• **STORED RECORDS**
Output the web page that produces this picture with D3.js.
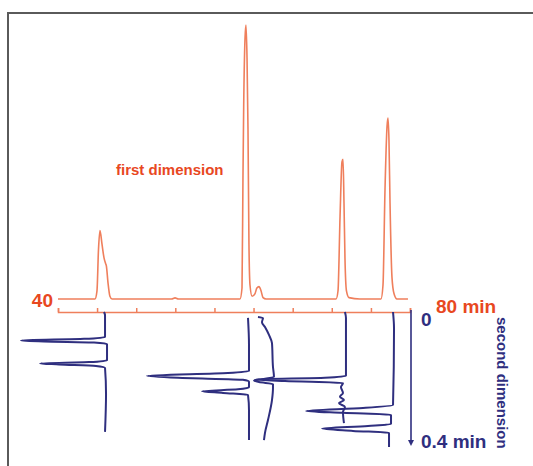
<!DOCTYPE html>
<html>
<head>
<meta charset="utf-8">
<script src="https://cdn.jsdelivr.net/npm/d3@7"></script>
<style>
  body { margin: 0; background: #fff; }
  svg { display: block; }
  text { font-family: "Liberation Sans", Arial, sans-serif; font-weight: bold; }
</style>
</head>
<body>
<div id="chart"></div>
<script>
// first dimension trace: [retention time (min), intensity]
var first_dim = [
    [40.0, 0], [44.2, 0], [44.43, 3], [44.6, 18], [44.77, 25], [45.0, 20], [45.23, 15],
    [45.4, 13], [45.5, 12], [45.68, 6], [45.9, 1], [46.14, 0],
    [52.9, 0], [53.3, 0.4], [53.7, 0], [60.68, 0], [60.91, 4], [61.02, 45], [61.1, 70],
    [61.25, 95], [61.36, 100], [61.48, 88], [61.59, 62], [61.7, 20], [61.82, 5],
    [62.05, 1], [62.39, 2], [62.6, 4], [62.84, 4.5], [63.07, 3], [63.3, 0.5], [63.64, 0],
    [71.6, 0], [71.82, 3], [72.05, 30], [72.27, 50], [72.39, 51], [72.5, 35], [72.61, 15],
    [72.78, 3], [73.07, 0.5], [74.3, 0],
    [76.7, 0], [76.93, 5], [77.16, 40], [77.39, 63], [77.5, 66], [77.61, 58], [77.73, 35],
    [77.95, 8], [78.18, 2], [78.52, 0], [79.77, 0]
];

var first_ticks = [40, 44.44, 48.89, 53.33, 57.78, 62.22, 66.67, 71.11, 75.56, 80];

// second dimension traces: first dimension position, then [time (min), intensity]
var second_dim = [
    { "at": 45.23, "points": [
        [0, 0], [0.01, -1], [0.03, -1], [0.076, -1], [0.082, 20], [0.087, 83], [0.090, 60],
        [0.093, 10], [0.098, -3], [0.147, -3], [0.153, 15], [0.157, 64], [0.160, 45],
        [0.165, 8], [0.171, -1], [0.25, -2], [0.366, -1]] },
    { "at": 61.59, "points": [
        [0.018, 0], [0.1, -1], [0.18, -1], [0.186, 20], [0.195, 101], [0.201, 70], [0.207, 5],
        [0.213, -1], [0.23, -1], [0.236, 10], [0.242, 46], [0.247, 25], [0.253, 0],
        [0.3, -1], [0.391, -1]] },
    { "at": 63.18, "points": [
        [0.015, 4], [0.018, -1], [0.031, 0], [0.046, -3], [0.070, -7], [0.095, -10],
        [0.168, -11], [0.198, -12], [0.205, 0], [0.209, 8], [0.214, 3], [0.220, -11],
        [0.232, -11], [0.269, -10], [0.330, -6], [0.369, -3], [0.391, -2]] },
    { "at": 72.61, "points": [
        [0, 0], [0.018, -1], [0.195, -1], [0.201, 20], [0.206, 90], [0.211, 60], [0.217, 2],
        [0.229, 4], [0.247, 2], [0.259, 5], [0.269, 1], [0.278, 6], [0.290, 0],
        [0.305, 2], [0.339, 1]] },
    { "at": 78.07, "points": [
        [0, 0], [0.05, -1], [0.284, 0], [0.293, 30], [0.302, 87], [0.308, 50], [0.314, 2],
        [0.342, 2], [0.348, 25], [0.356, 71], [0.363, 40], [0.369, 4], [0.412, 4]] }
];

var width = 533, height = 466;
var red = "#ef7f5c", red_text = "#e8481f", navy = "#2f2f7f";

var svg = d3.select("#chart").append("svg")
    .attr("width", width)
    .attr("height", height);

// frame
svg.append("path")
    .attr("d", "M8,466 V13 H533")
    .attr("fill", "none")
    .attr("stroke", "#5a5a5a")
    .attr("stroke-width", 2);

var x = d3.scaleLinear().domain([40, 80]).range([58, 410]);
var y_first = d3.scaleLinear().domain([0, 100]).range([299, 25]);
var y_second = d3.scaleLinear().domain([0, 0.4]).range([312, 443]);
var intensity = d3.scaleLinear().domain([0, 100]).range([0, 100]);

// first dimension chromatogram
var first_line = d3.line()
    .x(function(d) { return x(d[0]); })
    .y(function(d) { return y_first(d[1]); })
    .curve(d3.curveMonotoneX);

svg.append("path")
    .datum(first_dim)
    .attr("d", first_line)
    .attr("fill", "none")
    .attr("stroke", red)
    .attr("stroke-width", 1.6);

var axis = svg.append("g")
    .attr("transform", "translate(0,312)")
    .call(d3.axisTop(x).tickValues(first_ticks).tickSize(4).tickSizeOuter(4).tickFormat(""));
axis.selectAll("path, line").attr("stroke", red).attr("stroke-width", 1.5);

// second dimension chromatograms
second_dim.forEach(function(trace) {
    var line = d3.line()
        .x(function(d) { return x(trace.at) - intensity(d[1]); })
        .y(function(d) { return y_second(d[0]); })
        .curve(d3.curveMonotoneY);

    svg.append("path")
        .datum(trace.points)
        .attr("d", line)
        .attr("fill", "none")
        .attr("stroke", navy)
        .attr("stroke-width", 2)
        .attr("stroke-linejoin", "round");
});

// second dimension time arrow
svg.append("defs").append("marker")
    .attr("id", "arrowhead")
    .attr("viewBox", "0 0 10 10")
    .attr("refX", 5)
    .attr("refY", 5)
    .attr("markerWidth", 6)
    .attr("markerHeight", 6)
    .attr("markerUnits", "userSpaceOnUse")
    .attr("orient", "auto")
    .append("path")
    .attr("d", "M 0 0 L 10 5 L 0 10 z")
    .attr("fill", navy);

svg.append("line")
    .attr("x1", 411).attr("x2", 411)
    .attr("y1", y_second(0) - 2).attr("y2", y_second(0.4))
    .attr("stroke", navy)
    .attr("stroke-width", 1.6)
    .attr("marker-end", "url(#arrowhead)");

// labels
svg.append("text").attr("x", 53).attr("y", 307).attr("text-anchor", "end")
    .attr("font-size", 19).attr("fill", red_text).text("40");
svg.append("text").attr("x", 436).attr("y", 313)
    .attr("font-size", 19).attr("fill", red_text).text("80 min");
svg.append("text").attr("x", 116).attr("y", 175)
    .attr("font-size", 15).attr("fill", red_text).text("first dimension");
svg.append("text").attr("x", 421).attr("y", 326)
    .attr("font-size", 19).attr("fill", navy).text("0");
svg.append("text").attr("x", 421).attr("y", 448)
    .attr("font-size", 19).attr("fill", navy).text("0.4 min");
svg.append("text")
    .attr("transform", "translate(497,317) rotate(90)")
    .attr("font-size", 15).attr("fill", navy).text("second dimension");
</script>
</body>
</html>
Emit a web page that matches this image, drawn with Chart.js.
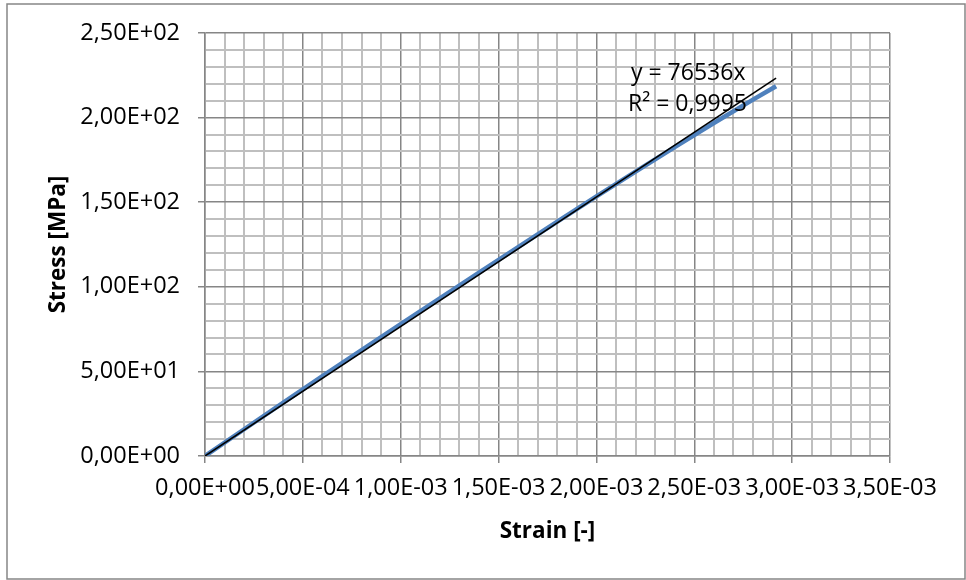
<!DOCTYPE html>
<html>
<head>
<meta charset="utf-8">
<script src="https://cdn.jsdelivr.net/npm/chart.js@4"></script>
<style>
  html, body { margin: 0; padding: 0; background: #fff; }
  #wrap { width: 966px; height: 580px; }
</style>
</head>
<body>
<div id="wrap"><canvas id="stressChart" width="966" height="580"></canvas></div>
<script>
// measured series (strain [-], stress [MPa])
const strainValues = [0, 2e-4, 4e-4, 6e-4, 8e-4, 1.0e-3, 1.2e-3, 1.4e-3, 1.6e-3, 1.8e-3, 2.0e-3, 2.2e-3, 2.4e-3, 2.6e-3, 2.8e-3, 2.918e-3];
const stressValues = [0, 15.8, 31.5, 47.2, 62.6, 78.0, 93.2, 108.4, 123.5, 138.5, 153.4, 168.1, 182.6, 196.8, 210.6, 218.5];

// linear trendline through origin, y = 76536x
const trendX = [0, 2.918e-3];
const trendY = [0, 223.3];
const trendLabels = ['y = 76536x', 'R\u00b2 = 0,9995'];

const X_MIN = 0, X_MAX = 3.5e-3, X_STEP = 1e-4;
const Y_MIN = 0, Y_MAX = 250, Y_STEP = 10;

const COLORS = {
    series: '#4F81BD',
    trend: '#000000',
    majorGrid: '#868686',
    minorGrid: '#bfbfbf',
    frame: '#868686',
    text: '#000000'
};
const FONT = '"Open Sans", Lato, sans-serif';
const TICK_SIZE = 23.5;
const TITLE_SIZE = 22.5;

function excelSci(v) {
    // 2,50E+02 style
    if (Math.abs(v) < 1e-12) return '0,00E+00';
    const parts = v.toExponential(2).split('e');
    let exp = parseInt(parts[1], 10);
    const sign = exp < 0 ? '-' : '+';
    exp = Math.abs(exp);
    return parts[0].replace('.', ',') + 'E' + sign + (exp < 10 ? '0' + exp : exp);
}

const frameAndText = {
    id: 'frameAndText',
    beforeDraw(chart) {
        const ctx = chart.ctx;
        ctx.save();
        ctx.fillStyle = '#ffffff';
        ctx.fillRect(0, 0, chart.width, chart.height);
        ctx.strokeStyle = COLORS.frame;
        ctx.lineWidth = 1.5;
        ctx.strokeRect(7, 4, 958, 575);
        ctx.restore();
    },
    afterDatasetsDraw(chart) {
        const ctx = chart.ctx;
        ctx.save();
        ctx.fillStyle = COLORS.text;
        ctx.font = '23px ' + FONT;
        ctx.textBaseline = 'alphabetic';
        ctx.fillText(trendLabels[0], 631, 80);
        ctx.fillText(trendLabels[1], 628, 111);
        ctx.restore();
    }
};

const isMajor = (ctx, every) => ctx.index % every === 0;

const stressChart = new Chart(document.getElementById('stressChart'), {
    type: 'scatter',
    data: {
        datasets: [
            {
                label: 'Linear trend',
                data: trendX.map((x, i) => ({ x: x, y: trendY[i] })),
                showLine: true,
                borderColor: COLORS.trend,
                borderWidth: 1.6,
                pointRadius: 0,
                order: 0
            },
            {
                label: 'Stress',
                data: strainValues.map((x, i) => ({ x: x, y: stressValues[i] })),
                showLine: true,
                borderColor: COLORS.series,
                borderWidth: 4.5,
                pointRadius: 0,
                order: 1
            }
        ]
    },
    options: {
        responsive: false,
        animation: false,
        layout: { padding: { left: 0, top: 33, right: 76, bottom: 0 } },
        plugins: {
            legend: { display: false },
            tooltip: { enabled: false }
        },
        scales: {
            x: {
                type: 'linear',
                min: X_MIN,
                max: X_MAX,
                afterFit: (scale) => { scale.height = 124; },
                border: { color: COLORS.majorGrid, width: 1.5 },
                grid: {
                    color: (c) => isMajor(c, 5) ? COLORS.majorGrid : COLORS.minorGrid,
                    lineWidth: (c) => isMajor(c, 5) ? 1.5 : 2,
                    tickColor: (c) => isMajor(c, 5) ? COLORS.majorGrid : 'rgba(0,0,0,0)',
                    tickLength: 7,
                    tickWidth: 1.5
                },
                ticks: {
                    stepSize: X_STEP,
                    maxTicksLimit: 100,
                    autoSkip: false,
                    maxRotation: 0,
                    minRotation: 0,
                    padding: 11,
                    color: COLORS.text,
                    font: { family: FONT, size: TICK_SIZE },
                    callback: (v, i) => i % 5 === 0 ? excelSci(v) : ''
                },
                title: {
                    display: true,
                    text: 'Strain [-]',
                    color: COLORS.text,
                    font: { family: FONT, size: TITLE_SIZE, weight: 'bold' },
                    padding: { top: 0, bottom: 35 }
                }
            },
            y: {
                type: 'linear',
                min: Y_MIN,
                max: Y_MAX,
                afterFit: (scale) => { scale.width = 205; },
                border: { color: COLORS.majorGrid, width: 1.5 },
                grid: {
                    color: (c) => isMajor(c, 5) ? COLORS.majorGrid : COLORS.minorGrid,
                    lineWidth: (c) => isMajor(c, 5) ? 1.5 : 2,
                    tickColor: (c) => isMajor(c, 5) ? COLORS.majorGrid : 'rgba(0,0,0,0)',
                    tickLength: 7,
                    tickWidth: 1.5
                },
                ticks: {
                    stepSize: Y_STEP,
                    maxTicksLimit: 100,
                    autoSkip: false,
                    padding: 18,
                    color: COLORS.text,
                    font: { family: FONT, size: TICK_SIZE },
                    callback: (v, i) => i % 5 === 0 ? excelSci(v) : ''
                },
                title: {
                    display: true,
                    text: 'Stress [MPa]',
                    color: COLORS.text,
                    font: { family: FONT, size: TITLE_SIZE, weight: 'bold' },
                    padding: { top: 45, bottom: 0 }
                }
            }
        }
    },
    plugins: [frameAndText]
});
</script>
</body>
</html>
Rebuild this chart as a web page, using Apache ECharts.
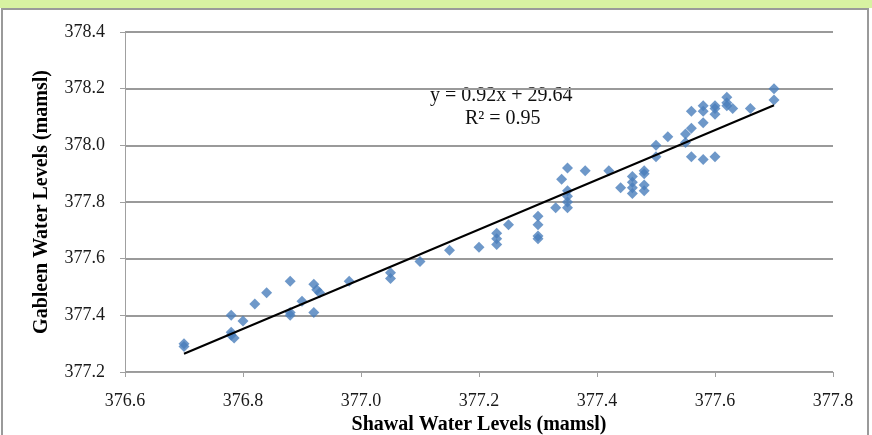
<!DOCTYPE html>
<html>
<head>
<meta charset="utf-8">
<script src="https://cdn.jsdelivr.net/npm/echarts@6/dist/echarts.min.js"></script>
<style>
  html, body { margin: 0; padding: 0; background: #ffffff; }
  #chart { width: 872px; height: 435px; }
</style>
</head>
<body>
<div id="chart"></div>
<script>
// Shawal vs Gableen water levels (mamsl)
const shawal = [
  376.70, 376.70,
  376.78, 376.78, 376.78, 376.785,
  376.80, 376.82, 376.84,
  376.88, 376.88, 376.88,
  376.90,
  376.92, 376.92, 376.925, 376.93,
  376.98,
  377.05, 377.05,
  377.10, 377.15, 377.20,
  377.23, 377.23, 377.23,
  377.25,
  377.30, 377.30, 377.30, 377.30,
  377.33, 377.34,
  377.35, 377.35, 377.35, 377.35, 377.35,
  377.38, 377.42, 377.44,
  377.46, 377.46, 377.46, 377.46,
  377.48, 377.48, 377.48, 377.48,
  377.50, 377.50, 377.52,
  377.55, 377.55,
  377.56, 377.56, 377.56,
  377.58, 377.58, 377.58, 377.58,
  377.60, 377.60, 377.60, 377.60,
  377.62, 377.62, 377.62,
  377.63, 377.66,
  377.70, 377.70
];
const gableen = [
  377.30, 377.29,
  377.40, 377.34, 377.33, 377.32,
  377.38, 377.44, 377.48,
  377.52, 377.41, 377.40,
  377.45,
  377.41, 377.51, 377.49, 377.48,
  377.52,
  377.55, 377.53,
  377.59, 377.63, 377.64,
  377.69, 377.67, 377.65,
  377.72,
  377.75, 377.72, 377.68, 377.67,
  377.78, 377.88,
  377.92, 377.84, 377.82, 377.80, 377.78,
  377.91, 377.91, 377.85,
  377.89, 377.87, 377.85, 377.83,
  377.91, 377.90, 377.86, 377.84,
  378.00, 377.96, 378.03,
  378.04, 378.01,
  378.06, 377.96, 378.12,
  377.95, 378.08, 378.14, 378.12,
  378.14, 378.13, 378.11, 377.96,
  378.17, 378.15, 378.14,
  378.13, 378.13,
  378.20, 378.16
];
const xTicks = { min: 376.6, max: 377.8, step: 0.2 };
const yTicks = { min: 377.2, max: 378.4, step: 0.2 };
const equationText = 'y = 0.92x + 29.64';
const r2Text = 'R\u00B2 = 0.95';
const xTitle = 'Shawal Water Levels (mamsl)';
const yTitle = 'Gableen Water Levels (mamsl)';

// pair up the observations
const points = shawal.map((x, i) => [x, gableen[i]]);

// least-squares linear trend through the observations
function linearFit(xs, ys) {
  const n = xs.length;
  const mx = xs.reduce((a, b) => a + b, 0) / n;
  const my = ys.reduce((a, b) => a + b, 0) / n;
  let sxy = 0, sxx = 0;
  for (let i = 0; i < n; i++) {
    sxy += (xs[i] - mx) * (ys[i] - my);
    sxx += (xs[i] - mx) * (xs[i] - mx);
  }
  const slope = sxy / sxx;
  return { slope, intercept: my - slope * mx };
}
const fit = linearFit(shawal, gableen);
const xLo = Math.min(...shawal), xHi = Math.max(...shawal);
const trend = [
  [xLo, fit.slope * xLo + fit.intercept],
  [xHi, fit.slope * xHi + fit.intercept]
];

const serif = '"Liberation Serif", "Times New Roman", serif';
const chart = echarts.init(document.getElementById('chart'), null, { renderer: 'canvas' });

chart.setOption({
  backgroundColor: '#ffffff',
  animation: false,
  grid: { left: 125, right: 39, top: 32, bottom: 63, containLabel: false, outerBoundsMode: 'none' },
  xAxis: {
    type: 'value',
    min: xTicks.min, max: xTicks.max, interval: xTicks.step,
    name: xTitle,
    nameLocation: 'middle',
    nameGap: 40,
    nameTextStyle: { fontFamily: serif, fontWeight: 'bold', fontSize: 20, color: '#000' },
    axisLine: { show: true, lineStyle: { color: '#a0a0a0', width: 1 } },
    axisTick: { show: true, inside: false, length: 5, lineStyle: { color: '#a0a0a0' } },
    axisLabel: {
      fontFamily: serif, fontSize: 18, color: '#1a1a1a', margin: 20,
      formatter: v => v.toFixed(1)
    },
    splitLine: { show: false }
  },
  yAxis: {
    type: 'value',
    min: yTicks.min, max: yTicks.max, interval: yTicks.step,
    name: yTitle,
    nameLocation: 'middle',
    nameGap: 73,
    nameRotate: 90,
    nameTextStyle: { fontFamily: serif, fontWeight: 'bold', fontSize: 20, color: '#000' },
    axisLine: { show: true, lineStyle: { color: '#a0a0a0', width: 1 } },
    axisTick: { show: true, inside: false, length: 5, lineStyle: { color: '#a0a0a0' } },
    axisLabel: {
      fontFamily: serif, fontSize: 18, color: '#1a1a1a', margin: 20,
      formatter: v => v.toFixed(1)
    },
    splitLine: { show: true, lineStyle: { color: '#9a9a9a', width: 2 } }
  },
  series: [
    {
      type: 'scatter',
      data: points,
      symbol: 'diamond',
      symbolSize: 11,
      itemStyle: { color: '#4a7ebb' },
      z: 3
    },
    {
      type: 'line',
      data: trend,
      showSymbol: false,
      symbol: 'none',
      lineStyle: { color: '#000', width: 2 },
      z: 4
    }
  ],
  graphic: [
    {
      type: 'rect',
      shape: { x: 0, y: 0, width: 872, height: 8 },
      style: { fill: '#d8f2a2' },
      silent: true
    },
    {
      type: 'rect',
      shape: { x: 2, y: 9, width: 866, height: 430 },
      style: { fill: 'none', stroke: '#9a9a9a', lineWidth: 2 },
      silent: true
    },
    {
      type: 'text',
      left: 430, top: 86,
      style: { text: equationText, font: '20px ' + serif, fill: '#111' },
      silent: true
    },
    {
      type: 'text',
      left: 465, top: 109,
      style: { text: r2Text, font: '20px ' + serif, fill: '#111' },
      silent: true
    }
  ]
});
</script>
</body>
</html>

• **EXERCISE PROMPT**
Locate the lines above that contain "this" and copy them.

• **EXPECTED OUTPUT**
Output the web page that produces this picture with D3.js.
Emit a web page that matches this image, drawn with Chart.js.
Rebuild this chart as a web page, using Apache ECharts.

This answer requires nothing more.